Stated task - Copy the material that follows word for word and omit its pictures.

########

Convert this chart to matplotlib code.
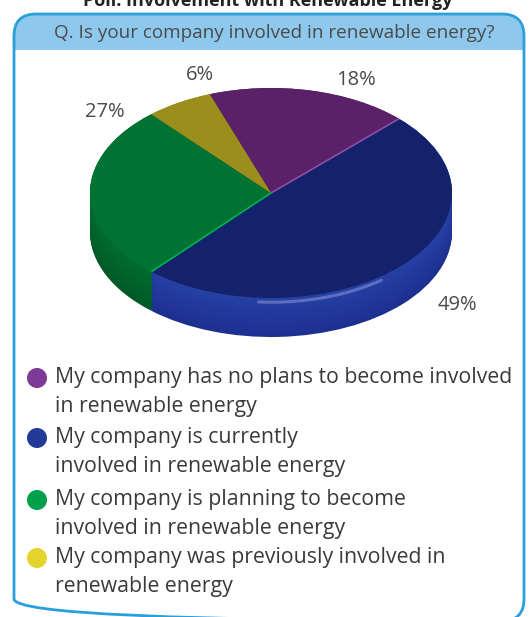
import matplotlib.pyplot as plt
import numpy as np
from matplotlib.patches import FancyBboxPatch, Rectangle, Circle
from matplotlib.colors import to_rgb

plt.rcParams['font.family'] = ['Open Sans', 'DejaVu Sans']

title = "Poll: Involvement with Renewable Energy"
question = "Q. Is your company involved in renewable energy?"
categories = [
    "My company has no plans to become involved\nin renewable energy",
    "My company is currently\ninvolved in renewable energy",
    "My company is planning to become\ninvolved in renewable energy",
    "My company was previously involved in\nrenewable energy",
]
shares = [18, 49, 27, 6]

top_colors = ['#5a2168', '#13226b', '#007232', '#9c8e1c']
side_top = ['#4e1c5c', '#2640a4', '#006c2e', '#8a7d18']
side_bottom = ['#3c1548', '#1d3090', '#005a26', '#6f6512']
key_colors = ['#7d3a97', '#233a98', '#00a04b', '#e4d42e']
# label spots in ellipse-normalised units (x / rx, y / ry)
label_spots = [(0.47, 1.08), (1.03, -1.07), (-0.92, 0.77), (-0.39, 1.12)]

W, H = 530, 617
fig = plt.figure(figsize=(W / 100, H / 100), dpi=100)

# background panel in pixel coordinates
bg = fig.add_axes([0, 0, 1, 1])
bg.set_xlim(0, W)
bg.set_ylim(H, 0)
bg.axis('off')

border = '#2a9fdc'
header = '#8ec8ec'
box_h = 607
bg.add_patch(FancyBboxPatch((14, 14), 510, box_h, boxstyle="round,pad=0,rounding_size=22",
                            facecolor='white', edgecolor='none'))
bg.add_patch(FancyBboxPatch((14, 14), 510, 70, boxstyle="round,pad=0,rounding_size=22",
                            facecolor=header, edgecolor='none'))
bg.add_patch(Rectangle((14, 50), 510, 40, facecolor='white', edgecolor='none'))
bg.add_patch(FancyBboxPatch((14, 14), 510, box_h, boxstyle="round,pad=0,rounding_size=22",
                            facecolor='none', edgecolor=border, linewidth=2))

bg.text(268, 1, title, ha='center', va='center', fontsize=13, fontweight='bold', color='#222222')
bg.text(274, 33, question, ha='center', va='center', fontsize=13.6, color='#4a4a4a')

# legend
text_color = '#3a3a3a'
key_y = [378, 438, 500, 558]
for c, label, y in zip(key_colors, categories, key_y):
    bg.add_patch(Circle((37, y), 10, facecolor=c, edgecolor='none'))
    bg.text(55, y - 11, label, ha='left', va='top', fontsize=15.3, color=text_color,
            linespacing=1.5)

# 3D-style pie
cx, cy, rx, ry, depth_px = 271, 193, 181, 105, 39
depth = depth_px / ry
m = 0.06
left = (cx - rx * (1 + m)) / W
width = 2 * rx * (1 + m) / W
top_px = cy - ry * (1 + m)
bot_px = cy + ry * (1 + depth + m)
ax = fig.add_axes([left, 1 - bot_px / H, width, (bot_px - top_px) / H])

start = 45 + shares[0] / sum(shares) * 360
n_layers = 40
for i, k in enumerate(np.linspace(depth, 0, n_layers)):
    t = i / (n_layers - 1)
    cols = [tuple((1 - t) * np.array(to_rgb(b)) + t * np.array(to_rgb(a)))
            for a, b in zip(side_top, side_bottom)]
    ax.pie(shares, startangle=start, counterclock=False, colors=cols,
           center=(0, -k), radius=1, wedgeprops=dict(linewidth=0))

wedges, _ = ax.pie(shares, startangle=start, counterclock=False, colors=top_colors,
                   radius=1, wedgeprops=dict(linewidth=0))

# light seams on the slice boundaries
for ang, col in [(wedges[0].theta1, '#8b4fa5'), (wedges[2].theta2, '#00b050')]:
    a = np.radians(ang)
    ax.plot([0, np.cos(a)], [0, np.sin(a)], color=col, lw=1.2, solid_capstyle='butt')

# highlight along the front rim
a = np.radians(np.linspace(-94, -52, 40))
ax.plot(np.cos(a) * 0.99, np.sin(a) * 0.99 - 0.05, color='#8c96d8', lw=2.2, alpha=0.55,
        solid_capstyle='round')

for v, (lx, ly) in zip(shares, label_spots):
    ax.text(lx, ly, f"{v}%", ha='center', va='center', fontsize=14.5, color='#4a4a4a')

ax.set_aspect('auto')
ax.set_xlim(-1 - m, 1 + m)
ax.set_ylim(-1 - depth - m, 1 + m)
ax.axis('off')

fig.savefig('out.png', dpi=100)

########

Response below -
Convert this chart to matplotlib code.
import matplotlib.pyplot as plt
import numpy as np
from matplotlib.patches import FancyBboxPatch, Rectangle, Circle
from matplotlib.colors import to_rgb

plt.rcParams['font.family'] = ['Open Sans', 'DejaVu Sans']

title = "Poll: Involvement with Renewable Energy"
question = "Q. Is your company involved in renewable energy?"
categories = [
    "My company has no plans to become involved\nin renewable energy",
    "My company is currently\ninvolved in renewable energy",
    "My company is planning to become\ninvolved in renewable energy",
    "My company was previously involved in\nrenewable energy",
]
shares = [18, 49, 27, 6]

top_colors = ['#5a2168', '#13226b', '#007232', '#9c8e1c']
side_top = ['#4e1c5c', '#2640a4', '#006c2e', '#8a7d18']
side_bottom = ['#3c1548', '#1d3090', '#005a26', '#6f6512']
key_colors = ['#7d3a97', '#233a98', '#00a04b', '#e4d42e']
# label spots in ellipse-normalised units (x / rx, y / ry)
label_spots = [(0.47, 1.08), (1.03, -1.07), (-0.92, 0.77), (-0.39, 1.12)]

W, H = 530, 617
fig = plt.figure(figsize=(W / 100, H / 100), dpi=100)

# background panel in pixel coordinates
bg = fig.add_axes([0, 0, 1, 1])
bg.set_xlim(0, W)
bg.set_ylim(H, 0)
bg.axis('off')

border = '#2a9fdc'
header = '#8ec8ec'
box_h = 607
bg.add_patch(FancyBboxPatch((14, 14), 510, box_h, boxstyle="round,pad=0,rounding_size=22",
                            facecolor='white', edgecolor='none'))
bg.add_patch(FancyBboxPatch((14, 14), 510, 70, boxstyle="round,pad=0,rounding_size=22",
                            facecolor=header, edgecolor='none'))
bg.add_patch(Rectangle((14, 50), 510, 40, facecolor='white', edgecolor='none'))
bg.add_patch(FancyBboxPatch((14, 14), 510, box_h, boxstyle="round,pad=0,rounding_size=22",
                            facecolor='none', edgecolor=border, linewidth=2))

bg.text(268, 1, title, ha='center', va='center', fontsize=13, fontweight='bold', color='#222222')
bg.text(274, 33, question, ha='center', va='center', fontsize=13.6, color='#4a4a4a')

# legend
text_color = '#3a3a3a'
key_y = [378, 438, 500, 558]
for c, label, y in zip(key_colors, categories, key_y):
    bg.add_patch(Circle((37, y), 10, facecolor=c, edgecolor='none'))
    bg.text(55, y - 11, label, ha='left', va='top', fontsize=15.3, color=text_color,
            linespacing=1.5)

# 3D-style pie
cx, cy, rx, ry, depth_px = 271, 193, 181, 105, 39
depth = depth_px / ry
m = 0.06
left = (cx - rx * (1 + m)) / W
width = 2 * rx * (1 + m) / W
top_px = cy - ry * (1 + m)
bot_px = cy + ry * (1 + depth + m)
ax = fig.add_axes([left, 1 - bot_px / H, width, (bot_px - top_px) / H])

start = 45 + shares[0] / sum(shares) * 360
n_layers = 40
for i, k in enumerate(np.linspace(depth, 0, n_layers)):
    t = i / (n_layers - 1)
    cols = [tuple((1 - t) * np.array(to_rgb(b)) + t * np.array(to_rgb(a)))
            for a, b in zip(side_top, side_bottom)]
    ax.pie(shares, startangle=start, counterclock=False, colors=cols,
           center=(0, -k), radius=1, wedgeprops=dict(linewidth=0))

wedges, _ = ax.pie(shares, startangle=start, counterclock=False, colors=top_colors,
                   radius=1, wedgeprops=dict(linewidth=0))

# light seams on the slice boundaries
for ang, col in [(wedges[0].theta1, '#8b4fa5'), (wedges[2].theta2, '#00b050')]:
    a = np.radians(ang)
    ax.plot([0, np.cos(a)], [0, np.sin(a)], color=col, lw=1.2, solid_capstyle='butt')

# highlight along the front rim
a = np.radians(np.linspace(-94, -52, 40))
ax.plot(np.cos(a) * 0.99, np.sin(a) * 0.99 - 0.05, color='#8c96d8', lw=2.2, alpha=0.55,
        solid_capstyle='round')

for v, (lx, ly) in zip(shares, label_spots):
    ax.text(lx, ly, f"{v}%", ha='center', va='center', fontsize=14.5, color='#4a4a4a')

ax.set_aspect('auto')
ax.set_xlim(-1 - m, 1 + m)
ax.set_ylim(-1 - depth - m, 1 + m)
ax.axis('off')

fig.savefig('out.png', dpi=100)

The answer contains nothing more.